My giant scale Cessna 182. It sure was a beautiful aircraft. Now it's in a bag, and I'm pretty sure I can thank Spektrum. This is the second plane I've lost on Spektrum.
I have a DX6i, and when I first got it, I loved it. I was a really big Spektrum fan for a long time. Now I'm losing my confidence.
The first was a small L-39. Pulling out of a shallow dive there was no reponse. I could hear the edf unit still running at my commanded power setting, but there was simply no response to stick inputs. Flew itself at high speed into a bush ripping it to pieces, but the fusealage was still intact except for the nose wich was ripped out due the battery continuing flight after the aircraft had stopped. After retrieval, the radio system worked fine. Totally unexplainable loss of control. Rx was a 6110e (before DSMX). Since I was one of only two people airborne, and the other guy was on 72mHz, I doubt DSMX would have made any difference. This happened right in front of me at only 100ft seperation between me and the aircraft. It was not a transmitter antenna orientation issue. I learned that lesson long ago. I always fly with my transmitter antenna pointed straight up overhead.
My giant 182 was purpose built for reliability. I invested a huge amount of money and took every precaution I could afford. I used an AR6210-X with satellite. (I understand that using an X receiver with a non-X transmitter means you are still flying regular old DSM2.) Antennas were oriented in 90 degree offset planes and were placed against the fuse side and bottom so only a 1/16 sheet of balsa and the monokote separated the antennas from the signal.. I used a 6V 2200mAh Nimh receiver battery to not rely on the BEC of the ESC in case the ESC fried. The receiver battery was charged up the night before the flight and showed 7.02V after a 6 hour .2mAh trickle. (I had done a 16 hr on it the previous week and only flew the plane twice after that charge.) The receiver was 2 feet away from the ESC and 1 foot away from the closest battery wire. Every extension wire coupling was tested with an ohmmeter after using CA to make sure no separation could possibly occur. The servos were not high current draw. Hitec HS-485HB. (It was, after all, only a Cessna and not a 3D monster so it didn't need anything more). The on/off/charge switch was tested before installation for any voltage drop across the contacts and only extremely minimal amounts could be detected, when I could detect any at all. Wire guage was ample to carry the current. Receiver was checked before and after each flight (all 5 I got to make) for blinkies with no indications of a problem.
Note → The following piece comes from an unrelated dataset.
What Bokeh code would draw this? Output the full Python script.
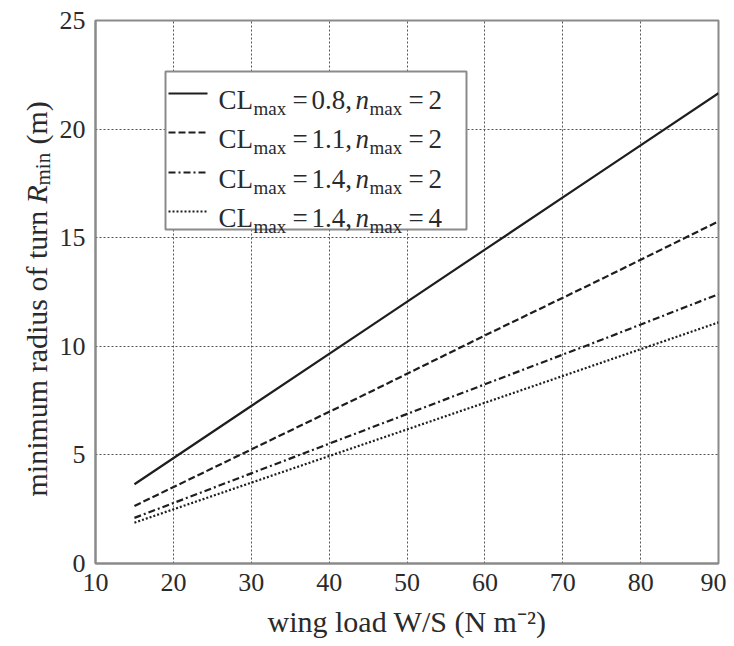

Until last weekend. Airborne for 2 minutes and turning base for a touch and go, stick inputs became meaningless. The aircraft was flying itself, and as we all know, that is a bad thing. I prayed to regain control but could only watch as it rolled over and augered in. Hard. There was nothing left of the receiver battery to test, but I know it was in very good shape and could have easily supported 2 or 3 flights that day if not 10 were I a reckless builder and pilot. The receiver, however, in the rear cargo area, survived completely with all its connections perfectly intact including the one to the shredded end which used to be soldered onto the receiver battery. Bench testing today showed the receiver to be working perfectly. All servos tested fine as well eliminating a stuck or shorted servo that would draw huge current. Again, a totally unexplainable loss of control.
(BTW, I'm impressed with the Hitec HS-485HB. After a total loss high speed impact crash, not one of them even popped a tooth much less needed rebuilding with a new gearset.)
So I'm losing my confidence in Spektrum. Your pre-flight check should NOT have to contain a step wherein you remind yourself that even though you do everything right, there's still a 1/2% chance that you'll simply be disconnected from your aircraft and have to watch it be destroyed.